The first week is always the toughest. Waking up at five in the morning gets you begging for a cup of coffee. However, once you walk in the door and see the tanks full of soon to be wine the excitement comes right back. That first whiff of CO2 coming from a tank is the first indication that the yeast you added the day before are happy and on their way to making wine. And there you are running around getting everything done before more fruit shows up so the whole process can begin again.
Carver Vineyard Pinot Noir, York Mountain.
This morning Jason handed me a bag of Pinot Noir grapes from our Carver vineyard on York Mountain to sample. There is nothing like squeezing cold fruit in the morning with your bare hands and drinking fresh grape juice, full of flavor, color, and acid. The fruit had the right chemistry so were off to pick first thing tomorrow morning.

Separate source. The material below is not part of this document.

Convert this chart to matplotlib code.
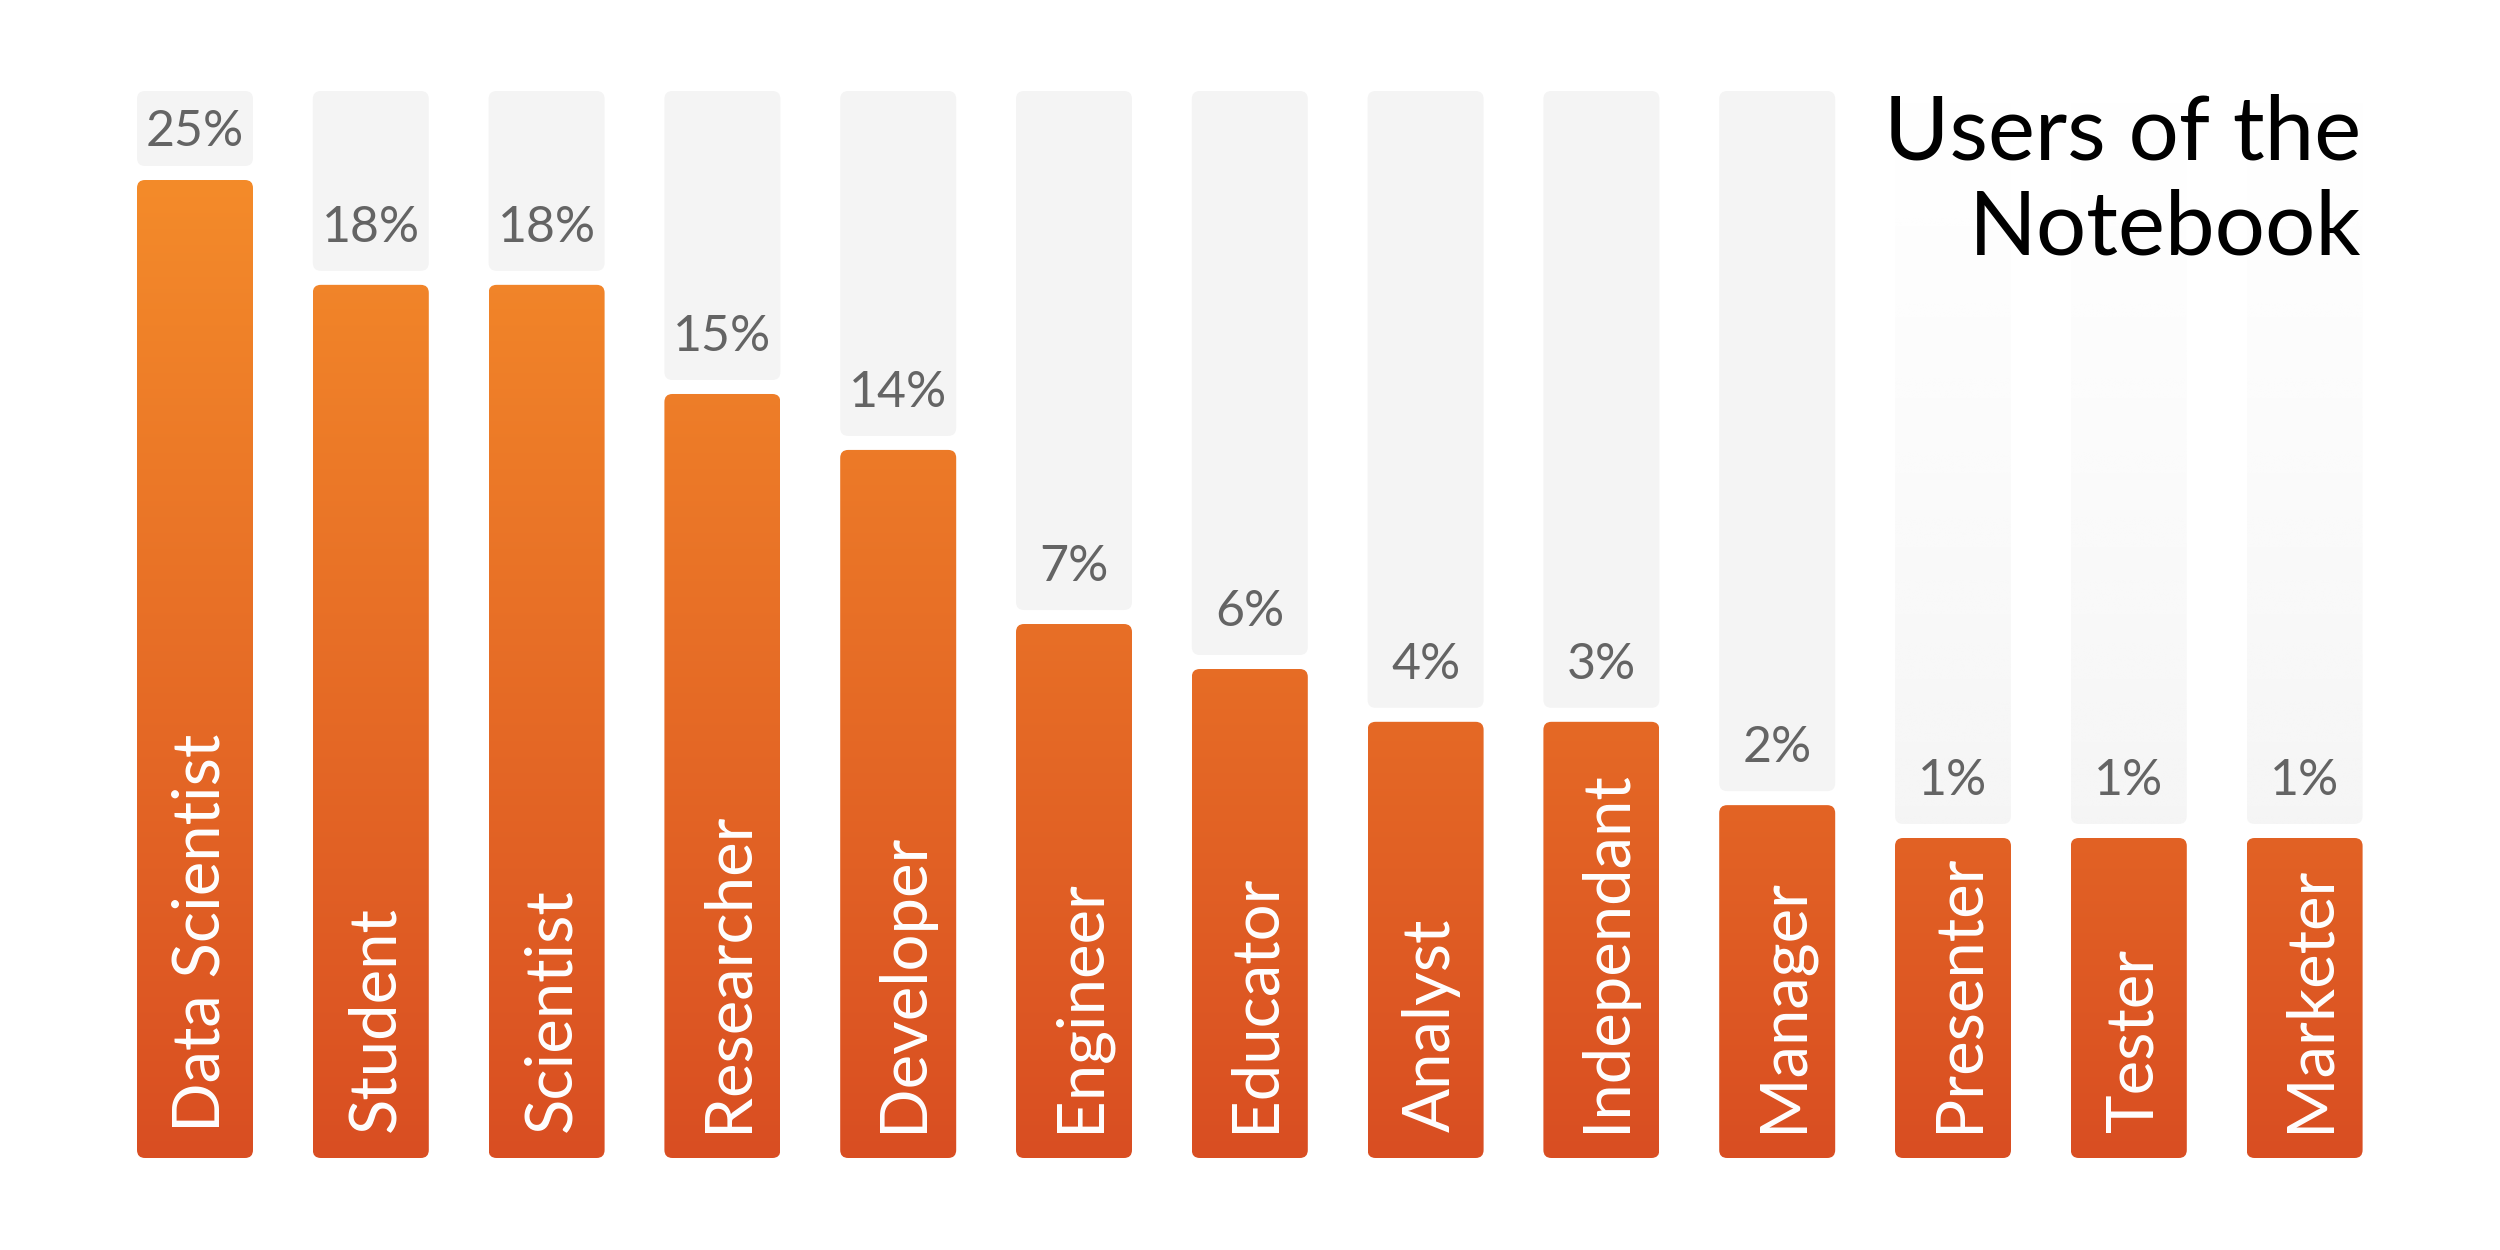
import numpy as np
import matplotlib
matplotlib.use("Agg")
import matplotlib.pyplot as plt
from matplotlib.patches import FancyBboxPatch
from matplotlib.colors import to_rgb

# ---------------- data ----------------
categories = ["Data Scientist", "Student", "Scientist", "Researcher", "Developer",
              "Engineer", "Educator", "Analyst", "Independant", "Manager",
              "Presenter", "Tester", "Marketer"]
percent = [25, 18, 18, 15, 14, 7, 6, 4, 3, 2, 1, 1, 1]
# drawn bar lengths (the infographic is not linear; scaled so Data Scientist = 25)
bar_lengths = [25.0, 22.32, 22.32, 19.53, 18.10, 13.65, 12.50, 11.15, 11.15,
               9.02, 8.18, 8.18, 8.18]
title_lines = ["Users of the", "Notebook"]

# ---------------- style ----------------
FONT = ["Lato", "DejaVu Sans"]
PX_X = 175.8          # pixels per x unit (bar pitch)
PX_Y = 39.12          # pixels per y unit
BAR_W = 116 / PX_X
RAD = 8 / PX_X
ASPECT = PX_X / PX_Y
GAP = 14 / PX_Y
GREY_TOP = (1158 - 91) / PX_Y
GRAD_TOP = 25.0
C_BOTTOM = np.array(to_rgb("#D94E22"))
C_TOP = np.array(to_rgb("#F48B2A"))
GREY = "#F4F4F4"
faded = [False] * 10 + [True] * 3

fig = plt.figure(figsize=(25, 12.5), dpi=100)
fig.patch.set_facecolor("white")
ax = fig.add_axes([0, 0, 1, 1])
ax.set_axis_off()

t = np.linspace(0, 1, 512)[:, None, None]
grad_img = C_BOTTOM + (C_TOP - C_BOTTOM) * t
grad_img = np.repeat(grad_img, 2, axis=1)

fade_img = np.zeros((512, 2, 4))
fade_img[..., :3] = to_rgb(GREY)
fade_img[..., 3] = (0.85 * (1 - np.linspace(0, 1, 512)) ** 1.3)[:, None]

def rounded(x0, y0, w, h, **kw):
    return FancyBboxPatch((x0, y0), w, h,
                          boxstyle=f"round,pad=0,rounding_size={RAD}",
                          mutation_aspect=ASPECT, transform=ax.transData, **kw)

for i, (cat, pct, L) in enumerate(zip(categories, percent, bar_lengths)):
    x0 = i - BAR_W / 2
    # grey background column
    gb = L + GAP
    if faded[i]:
        clip = rounded(x0, gb, BAR_W, GREY_TOP - gb, facecolor="none", edgecolor="none")
        ax.add_patch(clip)
        im = ax.imshow(fade_img, extent=[x0, x0 + BAR_W, gb, GREY_TOP], origin="lower",
                       aspect="auto", interpolation="bilinear", zorder=1)
        im.set_clip_path(clip)
    else:
        ax.add_patch(rounded(x0, gb, BAR_W, GREY_TOP - gb, facecolor=GREY,
                             edgecolor="none", zorder=1))
    # orange gradient bar
    bar = rounded(x0, 0, BAR_W, L, facecolor="none", edgecolor="none")
    ax.add_patch(bar)
    im = ax.imshow(grad_img, extent=[x0, x0 + BAR_W, 0, GRAD_TOP], origin="lower",
                   aspect="auto", interpolation="bilinear", zorder=2)
    im.set_clip_path(bar)
    # category label inside bar
    ax.text(i + 24 / PX_X, 26 / PX_Y, cat, rotation=90, rotation_mode="anchor",
            ha="left", va="baseline", color="white", fontsize=47, family=FONT, zorder=3)
    # percent label
    grey_mid = (gb + GREY_TOP) / 2
    yb = min(L + 43 / PX_Y, grey_mid - 18 / PX_Y)
    ax.text(i, yb, f"{pct}%", ha="center", va="baseline", color="#646464",
            fontsize=36, family=FONT, zorder=3)

fig.text(2361 / 2500, 1 - 160 / 1250, title_lines[0], ha="right", va="baseline",
         fontsize=64, family=FONT, color="black")
fig.text(2361 / 2500, 1 - 254 / 1250, title_lines[1], ha="right", va="baseline",
         fontsize=64, family=FONT, color="black")

ax.set_xlim(-195 / PX_X, (2500 - 195) / PX_X)
ax.set_ylim(-92 / PX_Y, 1158 / PX_Y)

fig.savefig("out.png", dpi=100, facecolor="white")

The most crucial thing when thinking about when to pick, especially Pinot Noir, is the acid. The sugar really is almost irrelevant because it is the acid in the finished wine that gives Pinot its life, that which allows it to be so light on its feet and yet extend the depth of flavors that makes good Pinot. Being an assistant winemaker in Paso, it is almost ironic making Pinot Noir here because of our sun drenched landscape, (avoiding terroir purposely) but site, or place, is everything. With the correct elevation, proximity to the ocean, well drained soils, and viticulture, it is possible to produce a wine of correct typicity and overwhelming individuality. Tomorrow will be the first glance at 2012, cheers!
Tractor, check.... Bins, check..... Truck, check....Here we come!